Request =>
Working from the top of the listing below, retype each line through the line containing "add(snk_p25_x, snk_p25_v, C_P25, 4)", both included, with no pictures.

[start]

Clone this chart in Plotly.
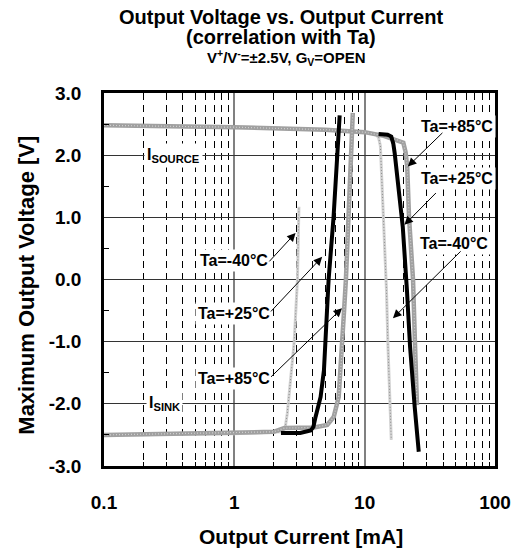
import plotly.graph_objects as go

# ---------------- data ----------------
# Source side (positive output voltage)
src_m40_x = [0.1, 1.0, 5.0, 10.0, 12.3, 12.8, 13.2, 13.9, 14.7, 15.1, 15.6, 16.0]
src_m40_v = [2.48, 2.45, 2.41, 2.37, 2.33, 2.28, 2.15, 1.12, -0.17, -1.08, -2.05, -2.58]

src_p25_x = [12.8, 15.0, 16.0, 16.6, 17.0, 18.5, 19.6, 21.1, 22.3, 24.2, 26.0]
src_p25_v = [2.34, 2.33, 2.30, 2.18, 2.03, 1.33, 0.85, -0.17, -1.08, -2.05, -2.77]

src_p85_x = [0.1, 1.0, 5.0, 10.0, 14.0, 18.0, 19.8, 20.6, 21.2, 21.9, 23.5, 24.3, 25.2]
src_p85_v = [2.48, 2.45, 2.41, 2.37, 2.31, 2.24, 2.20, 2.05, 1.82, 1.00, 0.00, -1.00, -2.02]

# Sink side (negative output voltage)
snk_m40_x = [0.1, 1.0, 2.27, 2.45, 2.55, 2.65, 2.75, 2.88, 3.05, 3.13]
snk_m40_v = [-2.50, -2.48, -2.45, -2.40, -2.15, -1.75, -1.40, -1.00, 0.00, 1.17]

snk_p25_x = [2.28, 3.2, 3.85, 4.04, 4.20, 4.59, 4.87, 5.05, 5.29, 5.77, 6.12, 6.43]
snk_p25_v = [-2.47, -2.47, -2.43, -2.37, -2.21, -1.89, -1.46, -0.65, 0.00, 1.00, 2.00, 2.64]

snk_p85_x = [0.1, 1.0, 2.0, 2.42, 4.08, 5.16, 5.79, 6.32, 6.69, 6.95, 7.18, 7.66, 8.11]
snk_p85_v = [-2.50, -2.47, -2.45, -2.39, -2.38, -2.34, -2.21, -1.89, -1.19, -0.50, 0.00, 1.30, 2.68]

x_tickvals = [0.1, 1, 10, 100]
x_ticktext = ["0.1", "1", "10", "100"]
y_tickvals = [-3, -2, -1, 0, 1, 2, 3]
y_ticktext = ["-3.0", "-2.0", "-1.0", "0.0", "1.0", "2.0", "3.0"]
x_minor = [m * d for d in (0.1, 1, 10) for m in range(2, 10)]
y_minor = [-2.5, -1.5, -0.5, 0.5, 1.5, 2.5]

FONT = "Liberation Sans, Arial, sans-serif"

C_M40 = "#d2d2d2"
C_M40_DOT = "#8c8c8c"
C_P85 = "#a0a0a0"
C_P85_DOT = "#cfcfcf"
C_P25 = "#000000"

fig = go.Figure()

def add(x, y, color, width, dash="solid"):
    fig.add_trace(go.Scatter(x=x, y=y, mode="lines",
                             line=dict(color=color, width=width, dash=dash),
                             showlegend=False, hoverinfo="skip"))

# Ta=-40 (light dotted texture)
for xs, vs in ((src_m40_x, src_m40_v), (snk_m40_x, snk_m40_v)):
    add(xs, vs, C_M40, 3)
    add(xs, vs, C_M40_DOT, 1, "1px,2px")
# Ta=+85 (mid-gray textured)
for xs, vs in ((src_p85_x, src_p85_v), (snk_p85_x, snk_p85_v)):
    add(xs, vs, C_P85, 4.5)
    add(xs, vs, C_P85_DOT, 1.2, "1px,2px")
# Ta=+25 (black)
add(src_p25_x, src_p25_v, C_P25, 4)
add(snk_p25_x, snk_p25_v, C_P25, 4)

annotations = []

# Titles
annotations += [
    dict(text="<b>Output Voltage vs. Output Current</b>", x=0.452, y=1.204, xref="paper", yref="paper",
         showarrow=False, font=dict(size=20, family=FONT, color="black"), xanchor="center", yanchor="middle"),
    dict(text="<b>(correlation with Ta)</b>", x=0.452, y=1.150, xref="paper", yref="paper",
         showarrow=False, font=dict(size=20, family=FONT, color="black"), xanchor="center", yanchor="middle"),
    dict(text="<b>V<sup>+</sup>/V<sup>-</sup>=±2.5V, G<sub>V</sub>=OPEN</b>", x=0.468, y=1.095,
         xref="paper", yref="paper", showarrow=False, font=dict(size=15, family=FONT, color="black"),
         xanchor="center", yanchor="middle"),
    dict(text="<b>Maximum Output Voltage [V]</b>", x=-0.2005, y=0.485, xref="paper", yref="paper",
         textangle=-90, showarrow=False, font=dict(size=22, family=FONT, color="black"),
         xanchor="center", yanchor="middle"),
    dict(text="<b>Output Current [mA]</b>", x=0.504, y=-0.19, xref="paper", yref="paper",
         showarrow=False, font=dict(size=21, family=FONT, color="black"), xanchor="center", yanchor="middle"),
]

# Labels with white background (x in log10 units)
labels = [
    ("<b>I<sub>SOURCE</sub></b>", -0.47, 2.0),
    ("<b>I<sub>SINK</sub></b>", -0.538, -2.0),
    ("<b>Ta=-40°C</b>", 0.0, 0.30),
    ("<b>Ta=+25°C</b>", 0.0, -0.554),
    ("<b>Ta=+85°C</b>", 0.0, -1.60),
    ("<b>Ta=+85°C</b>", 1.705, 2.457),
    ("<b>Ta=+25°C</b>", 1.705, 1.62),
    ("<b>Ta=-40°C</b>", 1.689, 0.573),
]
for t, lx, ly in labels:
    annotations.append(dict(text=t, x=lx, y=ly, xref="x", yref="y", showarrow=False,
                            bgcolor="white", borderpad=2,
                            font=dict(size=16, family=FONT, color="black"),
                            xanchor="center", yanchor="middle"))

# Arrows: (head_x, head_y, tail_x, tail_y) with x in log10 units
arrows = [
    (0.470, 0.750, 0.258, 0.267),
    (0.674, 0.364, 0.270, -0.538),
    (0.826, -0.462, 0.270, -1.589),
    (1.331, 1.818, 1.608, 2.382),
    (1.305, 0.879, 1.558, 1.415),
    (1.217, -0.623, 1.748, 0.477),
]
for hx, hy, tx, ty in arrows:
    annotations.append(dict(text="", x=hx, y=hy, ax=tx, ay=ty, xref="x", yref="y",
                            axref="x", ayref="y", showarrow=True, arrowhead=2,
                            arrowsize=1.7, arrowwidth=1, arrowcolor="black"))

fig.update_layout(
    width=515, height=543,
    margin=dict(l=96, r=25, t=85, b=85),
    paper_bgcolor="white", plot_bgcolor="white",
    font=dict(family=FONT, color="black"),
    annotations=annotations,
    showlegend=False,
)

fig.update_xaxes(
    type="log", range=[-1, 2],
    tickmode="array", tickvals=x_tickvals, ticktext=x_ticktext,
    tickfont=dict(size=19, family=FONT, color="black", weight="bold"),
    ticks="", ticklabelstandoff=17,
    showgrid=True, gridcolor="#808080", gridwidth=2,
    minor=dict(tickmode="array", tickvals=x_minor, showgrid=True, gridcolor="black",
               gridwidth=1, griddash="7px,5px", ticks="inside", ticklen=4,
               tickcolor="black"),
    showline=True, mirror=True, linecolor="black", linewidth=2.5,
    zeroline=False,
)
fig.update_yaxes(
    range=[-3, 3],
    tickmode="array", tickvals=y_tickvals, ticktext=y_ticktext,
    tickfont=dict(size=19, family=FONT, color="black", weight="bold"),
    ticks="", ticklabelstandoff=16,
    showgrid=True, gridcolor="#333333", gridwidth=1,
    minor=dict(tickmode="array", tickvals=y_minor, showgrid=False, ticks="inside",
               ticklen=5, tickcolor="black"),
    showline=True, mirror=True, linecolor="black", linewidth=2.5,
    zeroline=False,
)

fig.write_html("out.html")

[end]

Result of this exercise =>
Clone this chart in Plotly.
import plotly.graph_objects as go

# ---------------- data ----------------
# Source side (positive output voltage)
src_m40_x = [0.1, 1.0, 5.0, 10.0, 12.3, 12.8, 13.2, 13.9, 14.7, 15.1, 15.6, 16.0]
src_m40_v = [2.48, 2.45, 2.41, 2.37, 2.33, 2.28, 2.15, 1.12, -0.17, -1.08, -2.05, -2.58]

src_p25_x = [12.8, 15.0, 16.0, 16.6, 17.0, 18.5, 19.6, 21.1, 22.3, 24.2, 26.0]
src_p25_v = [2.34, 2.33, 2.30, 2.18, 2.03, 1.33, 0.85, -0.17, -1.08, -2.05, -2.77]

src_p85_x = [0.1, 1.0, 5.0, 10.0, 14.0, 18.0, 19.8, 20.6, 21.2, 21.9, 23.5, 24.3, 25.2]
src_p85_v = [2.48, 2.45, 2.41, 2.37, 2.31, 2.24, 2.20, 2.05, 1.82, 1.00, 0.00, -1.00, -2.02]

# Sink side (negative output voltage)
snk_m40_x = [0.1, 1.0, 2.27, 2.45, 2.55, 2.65, 2.75, 2.88, 3.05, 3.13]
snk_m40_v = [-2.50, -2.48, -2.45, -2.40, -2.15, -1.75, -1.40, -1.00, 0.00, 1.17]

snk_p25_x = [2.28, 3.2, 3.85, 4.04, 4.20, 4.59, 4.87, 5.05, 5.29, 5.77, 6.12, 6.43]
snk_p25_v = [-2.47, -2.47, -2.43, -2.37, -2.21, -1.89, -1.46, -0.65, 0.00, 1.00, 2.00, 2.64]

snk_p85_x = [0.1, 1.0, 2.0, 2.42, 4.08, 5.16, 5.79, 6.32, 6.69, 6.95, 7.18, 7.66, 8.11]
snk_p85_v = [-2.50, -2.47, -2.45, -2.39, -2.38, -2.34, -2.21, -1.89, -1.19, -0.50, 0.00, 1.30, 2.68]

x_tickvals = [0.1, 1, 10, 100]
x_ticktext = ["0.1", "1", "10", "100"]
y_tickvals = [-3, -2, -1, 0, 1, 2, 3]
y_ticktext = ["-3.0", "-2.0", "-1.0", "0.0", "1.0", "2.0", "3.0"]
x_minor = [m * d for d in (0.1, 1, 10) for m in range(2, 10)]
y_minor = [-2.5, -1.5, -0.5, 0.5, 1.5, 2.5]

FONT = "Liberation Sans, Arial, sans-serif"

C_M40 = "#d2d2d2"
C_M40_DOT = "#8c8c8c"
C_P85 = "#a0a0a0"
C_P85_DOT = "#cfcfcf"
C_P25 = "#000000"

fig = go.Figure()

def add(x, y, color, width, dash="solid"):
    fig.add_trace(go.Scatter(x=x, y=y, mode="lines",
                             line=dict(color=color, width=width, dash=dash),
                             showlegend=False, hoverinfo="skip"))

# Ta=-40 (light dotted texture)
for xs, vs in ((src_m40_x, src_m40_v), (snk_m40_x, snk_m40_v)):
    add(xs, vs, C_M40, 3)
    add(xs, vs, C_M40_DOT, 1, "1px,2px")
# Ta=+85 (mid-gray textured)
for xs, vs in ((src_p85_x, src_p85_v), (snk_p85_x, snk_p85_v)):
    add(xs, vs, C_P85, 4.5)
    add(xs, vs, C_P85_DOT, 1.2, "1px,2px")
# Ta=+25 (black)
add(src_p25_x, src_p25_v, C_P25, 4)
add(snk_p25_x, snk_p25_v, C_P25, 4)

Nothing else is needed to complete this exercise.